* Start Data section *
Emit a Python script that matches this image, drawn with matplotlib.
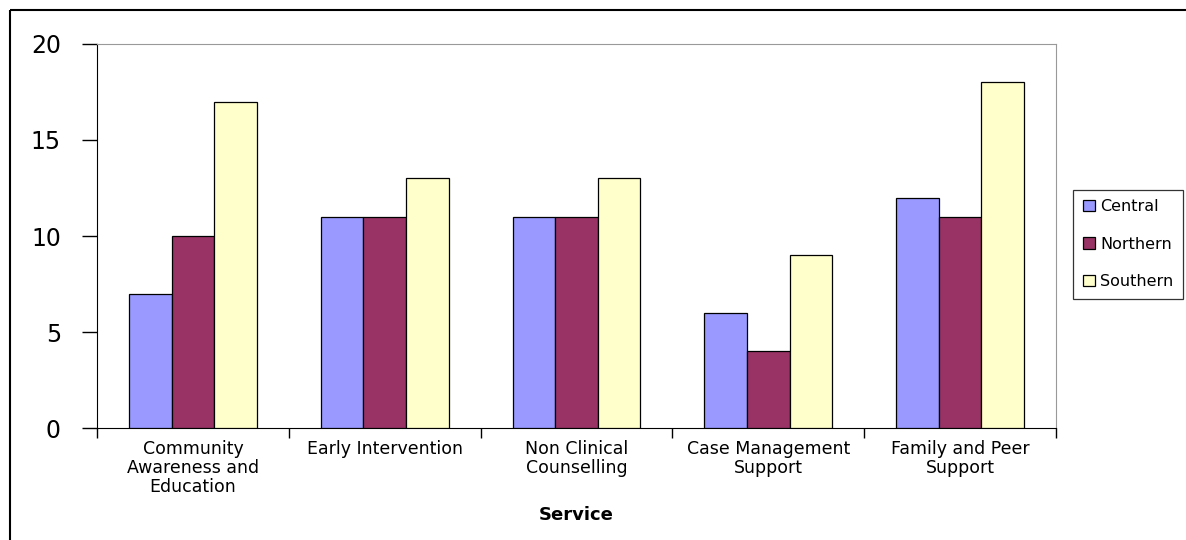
import numpy as np
import matplotlib.pyplot as plt
from matplotlib.lines import Line2D

plt.rcParams['font.family'] = ['DejaVu Sans']

services = ['Community\nAwareness and\nEducation', 'Early Intervention',
            'Non Clinical\nCounselling', 'Case Management\nSupport',
            'Family and Peer\nSupport']
central = [7, 11, 11, 6, 12]
northern = [10, 11, 11, 4, 11]
southern = [17, 13, 13, 9, 18]

fig = plt.figure(figsize=(11.86, 5.4), dpi=100)
ax = fig.add_axes([97 / 1186, 112 / 540, 959 / 1186, 384 / 540])

x = np.arange(len(services))
w = 2 / 9
kw = dict(width=w, edgecolor='black', linewidth=0.9, zorder=3)
ax.bar(x - w, central, color='#9999FF', label='Central', **kw)
ax.bar(x, northern, color='#993366', label='Northern', **kw)
ax.bar(x + w, southern, color='#FFFFCC', label='Southern', **kw)

ax.set_xlim(-0.5, len(services) - 0.5)
ax.set_ylim(0, 20)
ax.set_yticks([0, 5, 10, 15, 20])
ax.tick_params(axis='y', labelsize=17, length=11, width=1, pad=15, direction='out')
ax.set_xticks(np.arange(len(services) + 1) - 0.5, minor=False)
ax.set_xticklabels([''] * (len(services) + 1))
ax.tick_params(axis='x', length=7, width=1, direction='out')
ax.set_xticks(x, minor=True)
ax.set_xticklabels(services, minor=True, fontsize=12.5, linespacing=1.05)
ax.tick_params(axis='x', which='minor', length=0, pad=9)

for s in ['top', 'right']:
    ax.spines[s].set_color('#999999')
ax.spines['left'].set_color('black')
ax.spines['bottom'].set_color('black')

ax.set_xlabel('Service', fontsize=13, fontweight='bold', labelpad=7)

leg = ax.legend(loc='center left', bbox_to_anchor=(1.0177, 0.479), fontsize=11.5,
                frameon=True, fancybox=False, edgecolor='black', labelspacing=1.4,
                handlelength=0.75, handleheight=0.75, handletextpad=0.35,
                borderpad=0.6, borderaxespad=0)
leg.get_frame().set_linewidth(0.9)

# outer chart frame (left and top edges only)
fig.add_artist(Line2D([10 / 1186, 10 / 1186], [0, 530 / 540], color='black', lw=1.5,
                      solid_capstyle='butt'))
fig.add_artist(Line2D([10 / 1186, 1186 / 1186], [530 / 540, 530 / 540], color='black',
                      lw=1.5, solid_capstyle='butt'))

fig.savefig('out.png', dpi=100)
* End Data section *
- **Task goal**
Exactly restate the lines from the beginning of the data through the line with "southern = [17, 13, 13, 9, 18]", and no others, keeping pictures out.

- **Solved problem**
Emit a Python script that matches this image, drawn with matplotlib.
import numpy as np
import matplotlib.pyplot as plt
from matplotlib.lines import Line2D

plt.rcParams['font.family'] = ['DejaVu Sans']

services = ['Community\nAwareness and\nEducation', 'Early Intervention',
            'Non Clinical\nCounselling', 'Case Management\nSupport',
            'Family and Peer\nSupport']
central = [7, 11, 11, 6, 12]
northern = [10, 11, 11, 4, 11]
southern = [17, 13, 13, 9, 18]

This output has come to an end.